## BEGIN SUPPLIED DATA

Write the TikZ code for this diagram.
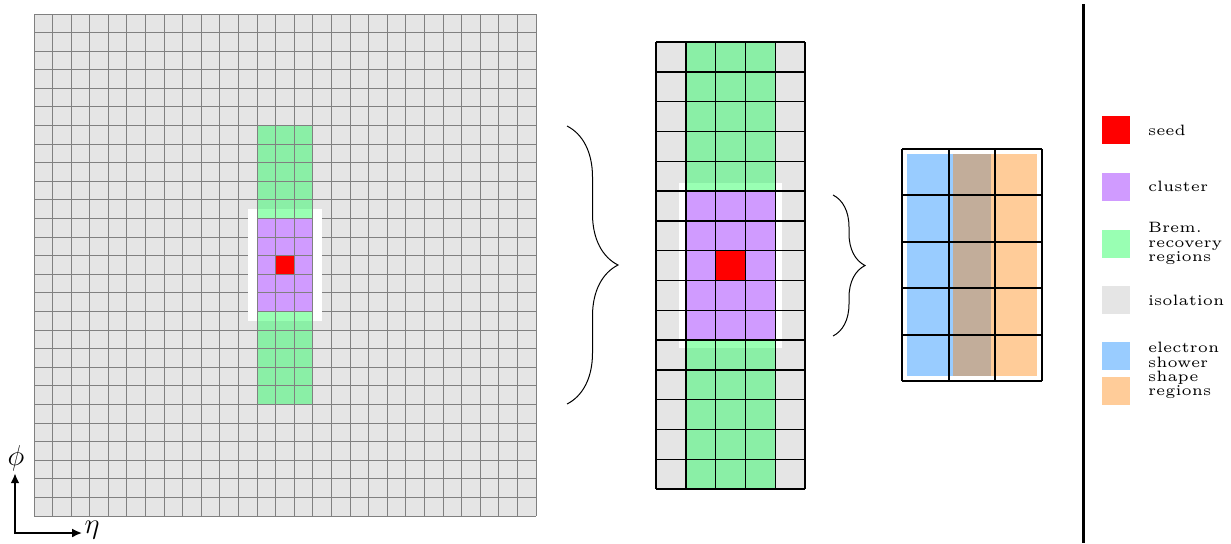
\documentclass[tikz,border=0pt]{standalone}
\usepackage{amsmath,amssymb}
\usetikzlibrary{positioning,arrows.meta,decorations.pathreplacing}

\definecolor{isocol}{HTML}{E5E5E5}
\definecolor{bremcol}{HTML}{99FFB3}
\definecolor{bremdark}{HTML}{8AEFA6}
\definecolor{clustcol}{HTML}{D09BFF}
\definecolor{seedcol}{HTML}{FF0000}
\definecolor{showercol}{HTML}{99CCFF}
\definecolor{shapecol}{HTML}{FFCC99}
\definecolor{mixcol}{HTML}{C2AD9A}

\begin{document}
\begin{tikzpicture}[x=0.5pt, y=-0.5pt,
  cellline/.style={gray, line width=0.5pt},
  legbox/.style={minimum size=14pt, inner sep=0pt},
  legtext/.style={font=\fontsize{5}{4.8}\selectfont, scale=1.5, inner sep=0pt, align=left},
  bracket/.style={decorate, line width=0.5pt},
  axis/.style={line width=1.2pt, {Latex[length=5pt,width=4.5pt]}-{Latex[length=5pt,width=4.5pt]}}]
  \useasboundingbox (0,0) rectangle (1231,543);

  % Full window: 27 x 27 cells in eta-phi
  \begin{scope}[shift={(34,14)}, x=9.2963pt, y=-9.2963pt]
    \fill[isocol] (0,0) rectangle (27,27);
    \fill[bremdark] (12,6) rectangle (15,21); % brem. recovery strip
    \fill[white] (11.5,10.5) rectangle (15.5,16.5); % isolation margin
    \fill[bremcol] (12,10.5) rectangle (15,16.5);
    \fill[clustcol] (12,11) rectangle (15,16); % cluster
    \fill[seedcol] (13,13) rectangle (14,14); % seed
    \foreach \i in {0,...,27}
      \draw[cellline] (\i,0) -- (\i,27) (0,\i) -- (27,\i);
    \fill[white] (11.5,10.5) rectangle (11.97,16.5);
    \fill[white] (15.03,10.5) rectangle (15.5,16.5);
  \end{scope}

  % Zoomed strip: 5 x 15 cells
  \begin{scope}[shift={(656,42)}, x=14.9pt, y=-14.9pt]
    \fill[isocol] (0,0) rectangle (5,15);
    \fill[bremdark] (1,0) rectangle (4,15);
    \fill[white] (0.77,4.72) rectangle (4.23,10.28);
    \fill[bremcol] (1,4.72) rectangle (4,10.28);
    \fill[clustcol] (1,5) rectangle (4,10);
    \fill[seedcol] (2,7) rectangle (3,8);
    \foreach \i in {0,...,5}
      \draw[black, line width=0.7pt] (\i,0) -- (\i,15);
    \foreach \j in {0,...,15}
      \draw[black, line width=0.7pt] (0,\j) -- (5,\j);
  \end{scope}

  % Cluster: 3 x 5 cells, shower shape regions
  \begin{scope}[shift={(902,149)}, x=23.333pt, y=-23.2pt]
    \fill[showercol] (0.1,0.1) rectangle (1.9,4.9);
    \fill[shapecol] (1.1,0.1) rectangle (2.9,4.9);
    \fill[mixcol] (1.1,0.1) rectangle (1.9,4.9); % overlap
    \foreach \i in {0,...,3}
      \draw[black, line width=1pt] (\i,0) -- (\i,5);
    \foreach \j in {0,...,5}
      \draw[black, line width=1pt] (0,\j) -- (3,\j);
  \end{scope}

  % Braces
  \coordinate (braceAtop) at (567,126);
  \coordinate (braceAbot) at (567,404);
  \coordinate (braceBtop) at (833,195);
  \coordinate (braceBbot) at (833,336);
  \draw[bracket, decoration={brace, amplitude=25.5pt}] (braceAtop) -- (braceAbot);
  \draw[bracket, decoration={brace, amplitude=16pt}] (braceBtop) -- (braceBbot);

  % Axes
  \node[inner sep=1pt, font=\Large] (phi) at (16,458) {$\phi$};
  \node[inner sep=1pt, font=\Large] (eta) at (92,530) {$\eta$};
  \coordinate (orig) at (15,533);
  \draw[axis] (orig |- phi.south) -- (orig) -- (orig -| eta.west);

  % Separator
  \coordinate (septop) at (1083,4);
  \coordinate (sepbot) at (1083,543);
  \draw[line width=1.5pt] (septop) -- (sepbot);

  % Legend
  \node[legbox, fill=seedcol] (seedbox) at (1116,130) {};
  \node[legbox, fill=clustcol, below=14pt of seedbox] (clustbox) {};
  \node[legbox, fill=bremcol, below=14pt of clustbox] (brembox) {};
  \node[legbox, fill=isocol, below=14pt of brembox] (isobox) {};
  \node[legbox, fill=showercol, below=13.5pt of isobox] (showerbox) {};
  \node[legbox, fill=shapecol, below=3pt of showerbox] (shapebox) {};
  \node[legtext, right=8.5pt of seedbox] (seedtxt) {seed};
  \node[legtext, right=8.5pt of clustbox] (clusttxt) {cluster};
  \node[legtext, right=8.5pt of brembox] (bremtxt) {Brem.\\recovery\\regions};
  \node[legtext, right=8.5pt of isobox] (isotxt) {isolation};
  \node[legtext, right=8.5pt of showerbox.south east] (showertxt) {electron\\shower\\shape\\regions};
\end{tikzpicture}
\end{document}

## END SUPPLIED DATA

**WRITTEN INSTRUCTION**
Leaving out the pictures, repeat the data above exactly.

**EXERCISE OUTPUT**
Write the TikZ code for this diagram.
\documentclass[tikz,border=0pt]{standalone}
\usepackage{amsmath,amssymb}
\usetikzlibrary{positioning,arrows.meta,decorations.pathreplacing}

\definecolor{isocol}{HTML}{E5E5E5}
\definecolor{bremcol}{HTML}{99FFB3}
\definecolor{bremdark}{HTML}{8AEFA6}
\definecolor{clustcol}{HTML}{D09BFF}
\definecolor{seedcol}{HTML}{FF0000}
\definecolor{showercol}{HTML}{99CCFF}
\definecolor{shapecol}{HTML}{FFCC99}
\definecolor{mixcol}{HTML}{C2AD9A}

\begin{document}
\begin{tikzpicture}[x=0.5pt, y=-0.5pt,
  cellline/.style={gray, line width=0.5pt},
  legbox/.style={minimum size=14pt, inner sep=0pt},
  legtext/.style={font=\fontsize{5}{4.8}\selectfont, scale=1.5, inner sep=0pt, align=left},
  bracket/.style={decorate, line width=0.5pt},
  axis/.style={line width=1.2pt, {Latex[length=5pt,width=4.5pt]}-{Latex[length=5pt,width=4.5pt]}}]
  \useasboundingbox (0,0) rectangle (1231,543);

  % Full window: 27 x 27 cells in eta-phi
  \begin{scope}[shift={(34,14)}, x=9.2963pt, y=-9.2963pt]
    \fill[isocol] (0,0) rectangle (27,27);
    \fill[bremdark] (12,6) rectangle (15,21); % brem. recovery strip
    \fill[white] (11.5,10.5) rectangle (15.5,16.5); % isolation margin
    \fill[bremcol] (12,10.5) rectangle (15,16.5);
    \fill[clustcol] (12,11) rectangle (15,16); % cluster
    \fill[seedcol] (13,13) rectangle (14,14); % seed
    \foreach \i in {0,...,27}
      \draw[cellline] (\i,0) -- (\i,27) (0,\i) -- (27,\i);
    \fill[white] (11.5,10.5) rectangle (11.97,16.5);
    \fill[white] (15.03,10.5) rectangle (15.5,16.5);
  \end{scope}

  % Zoomed strip: 5 x 15 cells
  \begin{scope}[shift={(656,42)}, x=14.9pt, y=-14.9pt]
    \fill[isocol] (0,0) rectangle (5,15);
    \fill[bremdark] (1,0) rectangle (4,15);
    \fill[white] (0.77,4.72) rectangle (4.23,10.28);
    \fill[bremcol] (1,4.72) rectangle (4,10.28);
    \fill[clustcol] (1,5) rectangle (4,10);
    \fill[seedcol] (2,7) rectangle (3,8);
    \foreach \i in {0,...,5}
      \draw[black, line width=0.7pt] (\i,0) -- (\i,15);
    \foreach \j in {0,...,15}
      \draw[black, line width=0.7pt] (0,\j) -- (5,\j);
  \end{scope}

  % Cluster: 3 x 5 cells, shower shape regions
  \begin{scope}[shift={(902,149)}, x=23.333pt, y=-23.2pt]
    \fill[showercol] (0.1,0.1) rectangle (1.9,4.9);
    \fill[shapecol] (1.1,0.1) rectangle (2.9,4.9);
    \fill[mixcol] (1.1,0.1) rectangle (1.9,4.9); % overlap
    \foreach \i in {0,...,3}
      \draw[black, line width=1pt] (\i,0) -- (\i,5);
    \foreach \j in {0,...,5}
      \draw[black, line width=1pt] (0,\j) -- (3,\j);
  \end{scope}

  % Braces
  \coordinate (braceAtop) at (567,126);
  \coordinate (braceAbot) at (567,404);
  \coordinate (braceBtop) at (833,195);
  \coordinate (braceBbot) at (833,336);
  \draw[bracket, decoration={brace, amplitude=25.5pt}] (braceAtop) -- (braceAbot);
  \draw[bracket, decoration={brace, amplitude=16pt}] (braceBtop) -- (braceBbot);

  % Axes
  \node[inner sep=1pt, font=\Large] (phi) at (16,458) {$\phi$};
  \node[inner sep=1pt, font=\Large] (eta) at (92,530) {$\eta$};
  \coordinate (orig) at (15,533);
  \draw[axis] (orig |- phi.south) -- (orig) -- (orig -| eta.west);

  % Separator
  \coordinate (septop) at (1083,4);
  \coordinate (sepbot) at (1083,543);
  \draw[line width=1.5pt] (septop) -- (sepbot);

  % Legend
  \node[legbox, fill=seedcol] (seedbox) at (1116,130) {};
  \node[legbox, fill=clustcol, below=14pt of seedbox] (clustbox) {};
  \node[legbox, fill=bremcol, below=14pt of clustbox] (brembox) {};
  \node[legbox, fill=isocol, below=14pt of brembox] (isobox) {};
  \node[legbox, fill=showercol, below=13.5pt of isobox] (showerbox) {};
  \node[legbox, fill=shapecol, below=3pt of showerbox] (shapebox) {};
  \node[legtext, right=8.5pt of seedbox] (seedtxt) {seed};
  \node[legtext, right=8.5pt of clustbox] (clusttxt) {cluster};
  \node[legtext, right=8.5pt of brembox] (bremtxt) {Brem.\\recovery\\regions};
  \node[legtext, right=8.5pt of isobox] (isotxt) {isolation};
  \node[legtext, right=8.5pt of showerbox.south east] (showertxt) {electron\\shower\\shape\\regions};
\end{tikzpicture}
\end{document}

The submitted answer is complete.